Live television. A hero turned murderer. The children who adored him watch in horror.

This isn’t a cheap twist. Watters has been building toward this for months. Zanni has systematically dismantled everything Dick stands for. Now he destroys his reputation in the most spectacular way possible.

The music of the Cirque du Sin echoes across the city.

Nightwing has walked directly into a perfectly laid death trap.

Zanni – The Best Nightwing Villain in Years?

Zanni is elusive. Sometimes he manipulates reality like a god. Sometimes he feels like an angel of death. Other times, he resembles a grotesque clown straight out of a nightmare. And that ambiguity is precisely what makes him terrifying.

Neither Dick nor the reader truly understands what he is. And how do you fight something you can’t comprehend?

He may very well be the most compelling Nightwing antagonist in a long time.

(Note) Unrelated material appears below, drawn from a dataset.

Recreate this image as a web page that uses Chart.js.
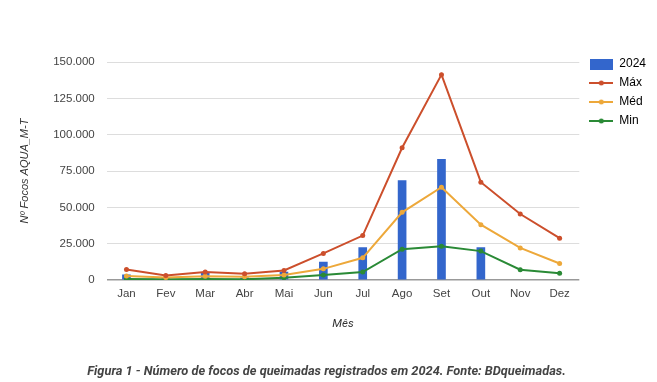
<!DOCTYPE html>
<html>
<head>
<meta charset="utf-8">
<script src="https://cdn.jsdelivr.net/npm/chart.js@4.4.1/dist/chart.umd.min.js"></script>
<style>
  html, body { margin: 0; padding: 0; background: #fff; }
  #wrap { width: 657px; height: 382px; }
</style>
</head>
<body>
<div id="wrap"><canvas id="chart" width="657" height="382"></canvas></div>
<script>
// dados (nº de focos por mês)
const meses = ['Jan', 'Fev', 'Mar', 'Abr', 'Mai', 'Jun', 'Jul', 'Ago', 'Set', 'Out', 'Nov', 'Dez'];
const focos2024 = [3500, 1000, 5000, 1500, 5500, 12300, 22400, 68500, 83000, 22400, null, null];
const focosMax = [7300, 3200, 5500, 4300, 6600, 18300, 30600, 91000, 141300, 67300, 45400, 28800];
const focosMed = [2800, 1800, 2600, 2300, 3500, 7700, 15300, 46600, 63900, 38100, 22100, 11400];
const focosMin = [700, 500, 800, 500, 1500, 3500, 5500, 21200, 23300, 19900, 7100, 4600];
const yTicks = [0, 25000, 50000, 75000, 100000, 125000, 150000];

const corBarra = '#3366cc';
const corMax = '#cc4f2c';
const corMed = '#eda83a';
const corMin = '#2a8a36';

// ícones da legenda (linha com ponto / caixa)
function iconeLinha(cor) {
    const c = document.createElement('canvas');
    c.width = 24; c.height = 10;
    const g = c.getContext('2d');
    g.strokeStyle = cor; g.lineWidth = 2;
    g.beginPath(); g.moveTo(0, 5); g.lineTo(24, 5); g.stroke();
    g.fillStyle = cor;
    g.beginPath(); g.arc(12, 5, 2.5, 0, Math.PI * 2); g.fill();
    return c;
}
function iconeCaixa(cor) {
    const c = document.createElement('canvas');
    c.width = 23; c.height = 11;
    const g = c.getContext('2d');
    g.fillStyle = cor; g.fillRect(0, 0, 23, 11);
    return c;
}
const icones = [iconeCaixa(corBarra), iconeLinha(corMax), iconeLinha(corMed), iconeLinha(corMin)];

function formatoBR(v) {
    return String(v).replace(/\B(?=(\d{3})+(?!\d))/g, '.');
}

// desloca legenda e legenda da figura para ficarem na mesma posição do original
const ajusteLayout = {
    id: 'ajusteLayout',
    afterLayout: chart => {
        const lg = chart.legend;
        lg.top -= 11; lg.bottom -= 11;
        lg.left += 3; lg.right += 3;
        const tb = chart.titleBlock;
        tb.left -= 9; tb.right -= 9;
    }
};

const fonteEixo = { family: 'Arial, "Liberation Sans"', size: 11.5 };

const ctx = document.getElementById('chart').getContext('2d');
new Chart(ctx, {
    type: 'bar',
    data: {
        labels: meses,
        datasets: [
            { type: 'bar', label: '2024', data: focos2024, backgroundColor: corBarra, barThickness: 8, order: 1 },
            { type: 'line', label: 'Máx', data: focosMax, borderColor: corMax, backgroundColor: corMax, borderWidth: 2, pointRadius: 2.5, pointBorderWidth: 0, tension: 0, order: 0 },
            { type: 'line', label: 'Méd', data: focosMed, borderColor: corMed, backgroundColor: corMed, borderWidth: 2, pointRadius: 2.5, pointBorderWidth: 0, tension: 0, order: 0 },
            { type: 'line', label: 'Min', data: focosMin, borderColor: corMin, backgroundColor: corMin, borderWidth: 2, pointRadius: 2.5, pointBorderWidth: 0, tension: 0, order: 0 }
        ]
    },
    options: {
        responsive: false,
        animation: false,
        layout: { padding: { left: 18, right: 4, top: 62, bottom: 3 } },
        plugins: {
            tooltip: { enabled: false },
            legend: {
                position: 'right',
                align: 'start',
                labels: {
                    usePointStyle: true,
                    pointStyleWidth: 24,
                    padding: 7,
                    color: '#333',
                    font: { family: 'Arial, "Liberation Sans"', size: 12 },
                    generateLabels: chart => chart.data.datasets.map((ds, i) => ({
                        text: ds.label,
                        pointStyle: icones[i],
                        fillStyle: ds.backgroundColor,
                        strokeStyle: ds.borderColor || ds.backgroundColor,
                        lineWidth: 0,
                        hidden: false,
                        datasetIndex: i
                    }))
                }
            },
            title: {
                display: true,
                position: 'bottom',
                text: 'Figura 1 - Número de focos de queimadas registrados em 2024. Fonte: BDqueimadas.',
                color: '#444',
                font: { family: 'Roboto', size: 12.8, style: 'italic', weight: 'bold' },
                padding: { top: 33, bottom: 0 }
            }
        },
        scales: {
            x: {
                grid: { display: false, drawTicks: false },
                border: { display: false },
                ticks: { color: '#444', font: fonteEixo, padding: 7 },
                title: {
                    display: true,
                    text: 'Mês',
                    color: '#333',
                    font: { family: 'Roboto', size: 11.5, style: 'italic' },
                    padding: { top: 9, bottom: 0 }
                }
            },
            y: {
                min: 0,
                max: 150000,
                afterBuildTicks: axis => { axis.ticks = yTicks.map(v => ({ value: v })); },
                grid: {
                    color: c => c.tick && c.tick.value === 0 ? '#999' : '#ddd',
                    lineWidth: c => c.tick && c.tick.value === 0 ? 1.5 : 1,
                    drawTicks: false
                },
                border: { display: false },
                ticks: { color: '#444', font: fonteEixo, padding: 12, callback: v => formatoBR(v) },
                title: {
                    display: true,
                    text: 'Nº Focos AQUA_M-T',
                    color: '#333',
                    font: { family: 'Arial, "Liberation Sans"', size: 11, style: 'italic' },
                    padding: { top: 0, bottom: 10 }
                }
            }
        }
    },
    plugins: [ajusteLayout]
});
</script>
</body>
</html>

 The Art – Absolute Top Tier

Dexter Soy reaches new heights here. The backgrounds are rich with detail, the action fluid, the panel composition cinematic. Rain, city lights, helicopter beams every element reinforces the mood.

Zanni is drawn as larger than life, dominating panels even when he should technically be average height. It’s a subtle but brilliant artistic choice.

The face reveal? Pure illustrative horror.

This may be the best-looking issue of the entire run.

Is This Watters’ Best Issue?

Yes.

Without question.

Fourteen issues of buildup culminate in an explosion that was worth the wait. Watters proves he can not only construct complex intrigue but also deliver a satisfying, shocking climax.

If the following issues maintain this level, we may be witnessing one of the strongest modern Nightwing runs.

Final Thoughts

Nightwing #132 is dark, shocking, and emotionally devastating. Horror, psychological drama, and high-impact action merge into an almost perfect package.

It’s the kind of comic that leaves you sitting in silence for a moment.

And then desperately needing the next issue.

Pros

+Phenomenal Olivia twist

+Zanni as one of the best Nightwing villains in years


+A fierce, emotionally raw Dick Grayson


+Stunning, cinematic artwork by Dexter Soy


+A satisfying payoff to long-term buildup

+Stakes raised to a devastating personal and public level

Cons

– The horror elements may be too intense for some readers

– One joke (“holy Batman”) slightly undercuts the tone

– Some side plots (like Titans Tower) still need fuller resolution

Score: 9/10

Dark, shocking, and masterfully executed. One of the strongest issues of Watters’ run and potentially one of the most memorable Nightwing stories in recent years.